• WHAT IS REQUIRED: Here is the task for the listing below: output exactly the lines from the one containing "Recreate this image" through the one containing "const y = d3.scaleLinear().domain([0, 50]).range([325, 8]);", and leave out the pictures.
----
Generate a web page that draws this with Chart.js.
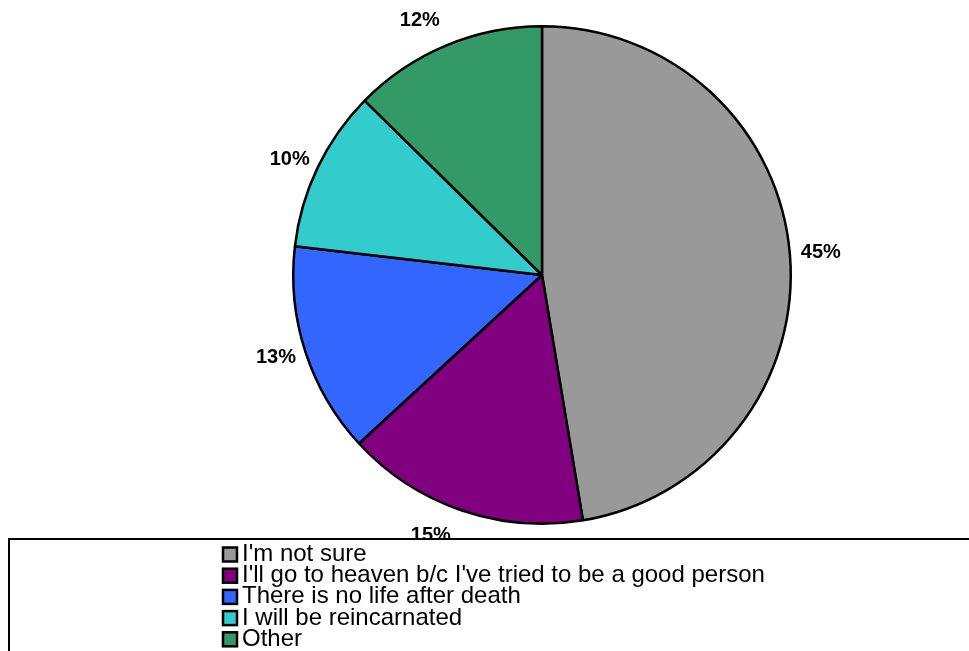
<!DOCTYPE html>
<html>
<head>
<meta charset="utf-8">
<script src="https://cdn.jsdelivr.net/npm/chart.js@4"></script>
<style>
  html, body { margin: 0; padding: 0; background: #fff; }
  #wrap { width: 969px; height: 651px; position: relative; }
</style>
</head>
<body>
<div id="wrap"><canvas id="pieChart"></canvas></div>
<script>
const categories = [
  "I'm not sure",
  "I'll go to heaven b/c I've tried to be a good person",
  "There is no life after death",
  "I will be reincarnated",
  "Other"
];
const values = [45, 15, 13, 10, 12];
const colors = ['#999999', '#800080', '#3366FF', '#33CCCC', '#339966'];

// percent labels outside each slice, kept inside the plot area
const outsideLabels = {
  id: 'outsideLabels',
  afterDatasetsDraw(chart) {
    const ctx = chart.ctx;
    const meta = chart.getDatasetMeta(0);
    ctx.save();
    ctx.font = 'bold 20px "Liberation Sans", Arial, sans-serif';
    ctx.fillStyle = '#000';
    ctx.textAlign = 'center';
    ctx.textBaseline = 'middle';
    meta.data.forEach(function(arc, i) {
      const text = values[i] + '%';
      const w = ctx.measureText(text).width;
      const h = 14;
      const mid = (arc.startAngle + arc.endAngle) / 2;
      const cx = Math.cos(mid), cy = Math.sin(mid);
      const rr = arc.outerRadius + 34;
      let x = arc.x + cx * (arc.outerRadius + 11) + cx * w / 2;
      let y = arc.y + cy * (arc.outerRadius + 11) + cy * h / 2;
      const minY = 20, maxY = 535;
      const ry = arc.y + cy * rr;
      if (ry < minY || ry > maxY) {
        // slide along the ring so the label stays inside the plot area
        y = Math.min(Math.max(ry, minY), maxY);
        const dy = y - arc.y;
        const dx = Math.sqrt(Math.max(rr * rr - dy * dy, 0));
        x = arc.x + (cx < 0 ? -dx : dx);
      }
      ctx.fillText(text, x, y);
    });
    ctx.restore();
  }
};

// boxed legend at the bottom
const boxLegend = {
  id: 'boxLegend',
  afterDraw(chart) {
    const ctx = chart.ctx;
    ctx.save();
    ctx.fillStyle = '#fff';
    ctx.fillRect(9, 539, 980, 130);
    ctx.strokeStyle = '#000';
    ctx.lineWidth = 2;
    ctx.strokeRect(9, 539, 1000, 200);
    ctx.font = '24px "Liberation Sans", Arial, sans-serif';
    ctx.textBaseline = 'alphabetic';
    categories.forEach(function(label, i) {
      const y = 554.5 + i * 21.2;
      ctx.fillStyle = colors[i];
      ctx.fillRect(223, y - 7, 14, 14);
      ctx.strokeStyle = '#000';
      ctx.lineWidth = 2.5;
      ctx.strokeRect(223, y - 7, 14, 14);
      ctx.fillStyle = '#000';
      ctx.fillText(label, 242, y + 6.5);
    });
    ctx.restore();
  }
};

new Chart(document.getElementById('pieChart'), {
  type: 'pie',
  data: {
    labels: categories,
    datasets: [{
      data: values,
      backgroundColor: colors,
      borderColor: '#000',
      borderWidth: 2.5
    }]
  },
  options: {
    responsive: true,
    maintainAspectRatio: false,
    animation: false,
    layout: {
      padding: { left: 291, right: 176, top: 25, bottom: 126 }
    },
    plugins: {
      legend: { display: false },
      tooltip: { enabled: false }
    }
  },
  plugins: [outsideLabels, boxLegend]
});
</script>
</body>
</html>
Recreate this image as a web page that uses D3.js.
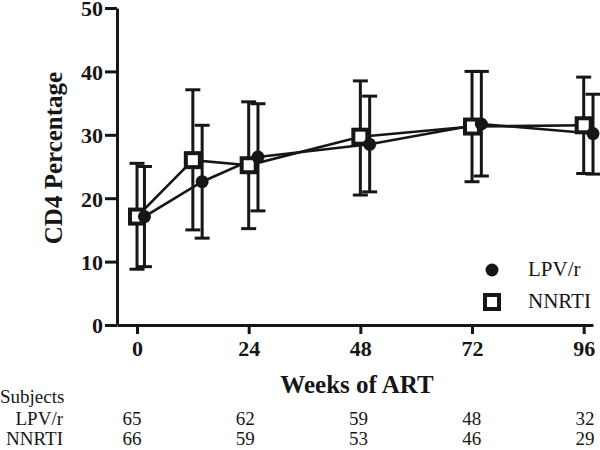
<!DOCTYPE html>
<html><head><meta charset="utf-8">
<script src="https://cdn.jsdelivr.net/npm/d3@7"></script>
<style>body{margin:0;background:#fff}svg{display:block}</style>
</head><body>
<svg id="chart" width="600" height="450"></svg>
<script>
// ---- data ----
const xTicks = [0, 24, 48, 72, 96];
const yTicks = [0, 10, 20, 30, 40, 50];
const nnrtiWeeks = [0, 12, 24, 48, 72, 96];
const nnrtiMean  = [17.1, 26.0, 25.2, 29.7, 31.3, 31.5];
const nnrtiHigh  = [25.5, 37.1, 35.2, 38.5, 40.0, 39.1];
const nnrtiLow   = [8.8, 15.0, 15.2, 20.5, 22.6, 23.9];
const lpvWeeks = [1.6, 14, 26, 50, 74, 98];
const lpvMean  = [17.1, 22.6, 26.5, 28.5, 31.7, 30.2];
const lpvHigh  = [25.0, 31.5, 34.9, 36.1, 40.0, 36.4];
const lpvLow   = [9.2, 13.7, 18.0, 21.0, 23.5, 23.8];
const subjWeeks = ["0", "24", "48", "72", "96"];
const subjLPV   = [65, 62, 59, 48, 32];
const subjNNRTI = [66, 59, 53, 46, 29];

const ink = "#161616";
const serif = "'Liberation Serif', 'Times New Roman', serif";
const svg = d3.select("#chart");

const x = d3.scaleLinear().domain([-4.3, 98]).range([117, 593]);
const y = d3.scaleLinear().domain([0, 50]).range([325, 8]);

// axes
const gx = svg.append("g").attr("transform", `translate(0,${y(0)})`)
  .call(d3.axisBottom(x).tickValues(xTicks).tickSize(9).tickPadding(6).tickSizeOuter(0));
const gy = svg.append("g").attr("transform", `translate(${x.range()[0]},0)`)
  .call(d3.axisLeft(y).tickValues(yTicks).tickSize(12).tickPadding(2).tickSizeOuter(0));
[gx, gy].forEach(g => {
  g.select(".domain").attr("stroke", ink).attr("stroke-width", 3);
  g.selectAll(".tick line").attr("stroke", ink).attr("stroke-width", 3);
  g.selectAll(".tick text").attr("fill", ink).attr("font-family", serif)
    .attr("font-weight", "bold").attr("font-size", 22);
});
gy.selectAll(".tick text").attr("dy", "0.36em");

// axis titles
svg.append("text").attr("x", 357).attr("y", 393).attr("text-anchor", "middle")
  .attr("font-family", serif).attr("font-weight", "bold").attr("font-size", 25)
  .attr("fill", ink).text("Weeks of ART");
svg.append("text").attr("transform", "translate(62,158) rotate(-90)")
  .attr("text-anchor", "middle").attr("font-family", serif).attr("font-weight", "bold")
  .attr("font-size", 25).attr("fill", ink).text("CD4 Percentage");

// series
const series = [
  {name: "NNRTI", w: nnrtiWeeks, m: nnrtiMean, hi: nnrtiHigh, lo: nnrtiLow, shape: "square"},
  {name: "LPV/r", w: lpvWeeks, m: lpvMean, hi: lpvHigh, lo: lpvLow, shape: "circle"}
];
const capW = 7.5;
series.forEach(s => {
  const pts = s.w.map((w, i) => ({w, m: s.m[i], hi: s.hi[i], lo: s.lo[i]}));
  const g = svg.append("g");
  g.selectAll("line.v").data(pts).join("line")
    .attr("x1", d => x(d.w)).attr("x2", d => x(d.w))
    .attr("y1", d => y(d.hi)).attr("y2", d => y(d.lo))
    .attr("stroke", ink).attr("stroke-width", 3);
  ["hi", "lo"].forEach(k => {
    g.selectAll("line." + k).data(pts).join("line")
      .attr("x1", d => x(d.w) - capW).attr("x2", d => x(d.w) + capW)
      .attr("y1", d => y(d[k])).attr("y2", d => y(d[k]))
      .attr("stroke", ink).attr("stroke-width", 3);
  });
  s.pts = pts;
});
series.forEach(s => {
  svg.append("path").datum(s.pts)
    .attr("d", d3.line().x(d => x(d.w)).y(d => y(d.m)))
    .attr("fill", "none").attr("stroke", ink).attr("stroke-width", 2.6);
});
function drawMarker(sel, shape) {
  if (shape === "square") {
    sel.append("rect").attr("x", -7).attr("y", -7).attr("width", 14).attr("height", 14)
      .attr("fill", "#fff").attr("stroke", ink).attr("stroke-width", 4);
  } else {
    sel.append("circle").attr("r", 6.5).attr("fill", ink);
  }
}
series.forEach(s => {
  svg.append("g").selectAll("g").data(s.pts).join("g")
    .attr("transform", d => `translate(${x(d.w)},${y(d.m)})`)
    .each(function() { drawMarker(d3.select(this), s.shape); });
});

// legend
const legendItems = [{name: "LPV/r", shape: "circle"}, {name: "NNRTI", shape: "square"}];
legendItems.forEach((it, i) => {
  const g = svg.append("g").attr("transform", `translate(492,${270 + i * 32})`);
  drawMarker(g, it.shape);
  g.append("text").attr("x", 36).attr("y", 6).attr("font-family", serif)
    .attr("font-size", 21).attr("fill", ink).text(it.name);
});

// subjects table
const col = d3.scalePoint().domain(subjWeeks).range([132, 585]);
const tbl = svg.append("g").attr("font-family", serif).attr("font-size", 19).attr("fill", ink);
tbl.append("text").attr("x", 0).attr("y", 403).text("Subjects");
tbl.append("text").attr("x", 63).attr("y", 425).attr("text-anchor", "end").text("LPV/r");
tbl.append("text").attr("x", 63).attr("y", 445).attr("text-anchor", "end").text("NNRTI");
tbl.selectAll("text.l").data(subjLPV).join("text").attr("class", "l")
  .attr("x", (d, i) => col(subjWeeks[i])).attr("y", 425).attr("text-anchor", "middle").text(d => d);
tbl.selectAll("text.n").data(subjNNRTI).join("text").attr("class", "n")
  .attr("x", (d, i) => col(subjWeeks[i])).attr("y", 445).attr("text-anchor", "middle").text(d => d);
</script>
</body></html>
----
• EXERCISE RESPONSE:
Recreate this image as a web page that uses D3.js.
<!DOCTYPE html>
<html><head><meta charset="utf-8">
<script src="https://cdn.jsdelivr.net/npm/d3@7"></script>
<style>body{margin:0;background:#fff}svg{display:block}</style>
</head><body>
<svg id="chart" width="600" height="450"></svg>
<script>
// ---- data ----
const xTicks = [0, 24, 48, 72, 96];
const yTicks = [0, 10, 20, 30, 40, 50];
const nnrtiWeeks = [0, 12, 24, 48, 72, 96];
const nnrtiMean  = [17.1, 26.0, 25.2, 29.7, 31.3, 31.5];
const nnrtiHigh  = [25.5, 37.1, 35.2, 38.5, 40.0, 39.1];
const nnrtiLow   = [8.8, 15.0, 15.2, 20.5, 22.6, 23.9];
const lpvWeeks = [1.6, 14, 26, 50, 74, 98];
const lpvMean  = [17.1, 22.6, 26.5, 28.5, 31.7, 30.2];
const lpvHigh  = [25.0, 31.5, 34.9, 36.1, 40.0, 36.4];
const lpvLow   = [9.2, 13.7, 18.0, 21.0, 23.5, 23.8];
const subjWeeks = ["0", "24", "48", "72", "96"];
const subjLPV   = [65, 62, 59, 48, 32];
const subjNNRTI = [66, 59, 53, 46, 29];

const ink = "#161616";
const serif = "'Liberation Serif', 'Times New Roman', serif";
const svg = d3.select("#chart");

const x = d3.scaleLinear().domain([-4.3, 98]).range([117, 593]);
const y = d3.scaleLinear().domain([0, 50]).range([325, 8]);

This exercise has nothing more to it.